Displaced Neutrino Jets at the LHeC

TL;DR

This paper proposes a novel method to detect light right-handed neutrinos at the LHeC by leveraging leptoquark decay, resulting in a distinctive displaced fat jet signature, and demonstrates enhanced detection prospects with a positron beam.

Contribution

It introduces a new production mechanism for right-handed neutrinos via leptoquark decay, enabling detection independent of neutrino mixing suppression.

Findings

Displaced fat jet signature can be effectively identified using energy and track ratio variables.

Positron beam significantly improves the detection prospects of the RHN signature.

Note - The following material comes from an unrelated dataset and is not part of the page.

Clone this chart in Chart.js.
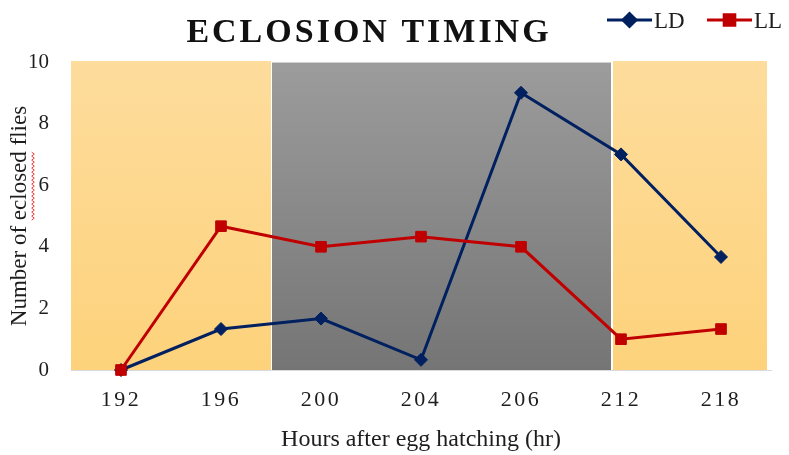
<!DOCTYPE html>
<html>
<head>
<meta charset="utf-8">
<script src="https://cdn.jsdelivr.net/npm/chart.js@4/dist/chart.umd.min.js"></script>
<style>
  html, body { margin: 0; padding: 0; background: #fff; }
  #wrap { width: 789px; height: 455px; position: relative; }
</style>
</head>
<body>
<div id="wrap"><canvas id="c" width="789" height="455"></canvas></div>
<script>
// Hours after egg hatching and mean number of eclosed flies per time point
const hours = ['192', '196', '200', '204', '206', '212', '218'];
const ldFlies = [0, 1.33, 1.67, 0.33, 9, 7, 3.67];
const llFlies = [0, 4.67, 4, 4.33, 4, 1, 1.33];
const yTicks = [0, 2, 4, 6, 8, 10];

// Light / dark phases, as spans along the category axis (index units)
const phaseFrom = [-0.5, 1.5, 4.92];
const phaseTo = [1.5, 4.9, 6.46];
const phaseKind = ['light', 'dark', 'light'];

const SERIF = '"Liberation Serif", "Times New Roman", serif';
const TEXT = '#1e1e1e';

// Shaded light/dark phase bands behind the plot
const phaseBands = {
  id: 'phaseBands',
  beforeDraw(chart) {
    const { ctx, chartArea, scales } = chart;
    const xs = scales.x, ys = scales.y;
    const top = ys.getPixelForValue(10), bottom = ys.getPixelForValue(0);
    ctx.save();
    phaseFrom.forEach((from, i) => {
      const x0 = xs.getPixelForValue(from);
      const x1 = xs.getPixelForValue(phaseTo[i]);
      const g = ctx.createLinearGradient(0, top, 0, bottom);
      if (phaseKind[i] === 'dark') {
        g.addColorStop(0, '#9c9c9c');
        g.addColorStop(1, '#757575');
        ctx.fillStyle = g;
        ctx.fillRect(x0 + 1, top + 1, x1 - x0 - 1, bottom - top - 1);
        ctx.strokeStyle = '#d0d0d0';
        ctx.lineWidth = 1;
        ctx.beginPath();
        ctx.moveTo(x0 + 1, top + 0.5);
        ctx.lineTo(x1, top + 0.5);
        ctx.stroke();
      } else {
        g.addColorStop(0, '#fddc9c');
        g.addColorStop(1, '#fdd27b');
        ctx.fillStyle = g;
        ctx.fillRect(x0, top - 1, x1 - x0, bottom - top + 1);
      }
    });
    ctx.restore();
  }
};

// Spaced digits on the hour axis
const spacedHourLabels = {
  id: 'spacedHourLabels',
  beforeDraw(chart) {
    const xs = chart.scales.x;
    if (xs._spacedPatched) return;
    const orig = xs.drawLabels;
    xs.drawLabels = function (area) {
      const ctx = this.ctx;
      ctx.save();
      ctx.letterSpacing = '2.5px';
      orig.call(this, area);
      ctx.restore();
    };
    xs._spacedPatched = true;
  }
};

// Chart title, legend and the wavy underline on the y-axis title
const headerAndLegend = {
  id: 'headerAndLegend',
  afterDraw(chart) {
    const { ctx } = chart;
    ctx.save();
    // title
    ctx.fillStyle = '#111';
    ctx.font = 'bold 34px ' + SERIF;
    ctx.letterSpacing = '3px';
    ctx.textAlign = 'center';
    ctx.textBaseline = 'alphabetic';
    ctx.fillText('ECLOSION TIMING', 369, 42);
    ctx.letterSpacing = '0px';

    // legend
    const items = [
      { ds: chart.data.datasets[0], x: 607 },
      { ds: chart.data.datasets[1], x: 707 }
    ];
    items.forEach(({ ds, x }) => {
      const y = 20;
      ctx.strokeStyle = ds.borderColor;
      ctx.lineWidth = 3;
      ctx.beginPath();
      ctx.moveTo(x, y);
      ctx.lineTo(x + 45, y);
      ctx.stroke();
      ctx.fillStyle = ds.pointBackgroundColor;
      ctx.strokeStyle = ds.pointBorderColor;
      Chart.helpers.drawPoint(ctx, {
        pointStyle: ds.pointStyle, radius: ds.pointRadius,
        borderWidth: ds.pointBorderWidth, rotation: 0
      }, x + 22.5, y);
      ctx.fillStyle = TEXT;
      ctx.font = '23px ' + SERIF;
      ctx.textAlign = 'left';
      ctx.textBaseline = 'alphabetic';
      ctx.fillText(ds.label, x + 47, 28);
    });

    // red wavy underline beneath "eclosed" in the y-axis title
    const ys = chart.scales.y;
    ctx.font = '23px ' + SERIF;
    const full = ctx.measureText('Number of eclosed flies').width;
    const pre = ctx.measureText('Number of ').width;
    const word = ctx.measureText('eclosed').width;
    const cy = (ys.top + ys.bottom) / 2;
    const yStart = cy + full / 2 - pre;
    const yEnd = yStart - word;
    const wx = 33;
    ctx.strokeStyle = '#f03c3c';
    ctx.lineWidth = 1;
    ctx.beginPath();
    let k = 0;
    for (let y = yStart; y >= yEnd; y -= 2, k++) {
      const x = wx + (k % 2 === 0 ? -1.3 : 1.3);
      if (k === 0) ctx.moveTo(x, y); else ctx.lineTo(x, y);
    }
    ctx.stroke();
    ctx.restore();
  }
};

new Chart(document.getElementById('c'), {
  type: 'line',
  data: {
    labels: hours,
    datasets: [
      {
        label: 'LD',
        data: ldFlies,
        borderColor: '#002060',
        backgroundColor: '#002060',
        pointBackgroundColor: '#002060',
        pointBorderColor: '#002060',
        pointStyle: 'rectRot',
        pointRadius: 6.5,
        pointBorderWidth: 1,
        borderWidth: 3,
        tension: 0,
        fill: false,
        clip: false,
        order: 1
      },
      {
        label: 'LL',
        data: llFlies,
        borderColor: '#c00000',
        backgroundColor: '#c00000',
        pointBackgroundColor: '#c00000',
        pointBorderColor: '#c00000',
        pointStyle: 'rect',
        pointRadius: 7.5,
        pointBorderWidth: 1,
        borderWidth: 3,
        tension: 0,
        fill: false,
        clip: false,
        order: 0
      }
    ]
  },
  options: {
    responsive: false,
    animation: false,
    events: [],
    layout: { padding: { top: 62, right: 18, left: 0, bottom: 0 } },
    plugins: {
      legend: { display: false },
      title: { display: false },
      tooltip: { enabled: false }
    },
    scales: {
      x: {
        type: 'category',
        offset: true,
        afterFit(s) { s.height = 85; },
        grid: { display: false, drawTicks: false },
        border: { display: true, color: '#d9d9d9', width: 1 },
        ticks: {
          autoSkip: false, maxRotation: 0, padding: 17,
          color: TEXT, font: { family: SERIF, size: 22 }
        },
        title: {
          display: true,
          text: 'Hours after egg hatching (hr)',
          color: TEXT,
          font: { family: SERIF, size: 24, lineHeight: 1.2 },
          padding: { top: 0, bottom: 1 }
        }
      },
      y: {
        min: 0,
        max: 10,
        afterFit(s) { s.width = 71; },
        afterBuildTicks(s) { s.ticks = yTicks.map(v => ({ value: v })); },
        grid: { display: false, drawTicks: false },
        border: { display: false },
        ticks: {
          padding: 22,
          color: TEXT, font: { family: SERIF, size: 21 }
        },
        title: {
          display: true,
          text: 'Number of eclosed flies',
          color: TEXT,
          font: { family: SERIF, size: 23, lineHeight: 1.2 },
          padding: { top: 6, bottom: 0 }
        }
      }
    }
  },
  plugins: [phaseBands, spacedHourLabels, headerAndLegend]
});
</script>
</body>
</html>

Long-lived, boosted RHNs produce collimated decay products distinguishable from background.

Abstract

Extending the Standard Model with right-handed neutrinos (RHNs) is well motivated by the observation of neutrino oscillations. In the type-I seesaw model, the RHNs interact with the SM particles via tiny mixings with the active neutrinos, which makes their discovery in the laboratory, and in particular at collider experiments in general challenging. In this work we instead consider an extension of the type-I seesaw model with the addition of a leptoquark (LQ), and employ a non-minimal production mechanism of the RHN via LQ decay, which is unsuppressed by neutrino mixing. We focus on relatively light RHN with mass $\mathcal{O}(10)$ GeV and LQ with mass 1.0 TeV, and explore the discovery prospect of the RHN at the proposed Large Hadron electron Collider. In the considered mass range and with the given interaction strength, the RHN is long lived and, due to it stemming from the LQ decay, it is also heavily boosted, resulting in collimated decay products. The unique signature under investigation is thus a displaced fat jet. We use kinematic variables to separate signal from background, and demonstrate that the ratio variables with respect to energy/number of displaced and prompt tracks are useful handles in the identification of displaced decays of the RHN. We also show that employing a positron beam provides order of magnitude enhancement in the detection prospect of this signature.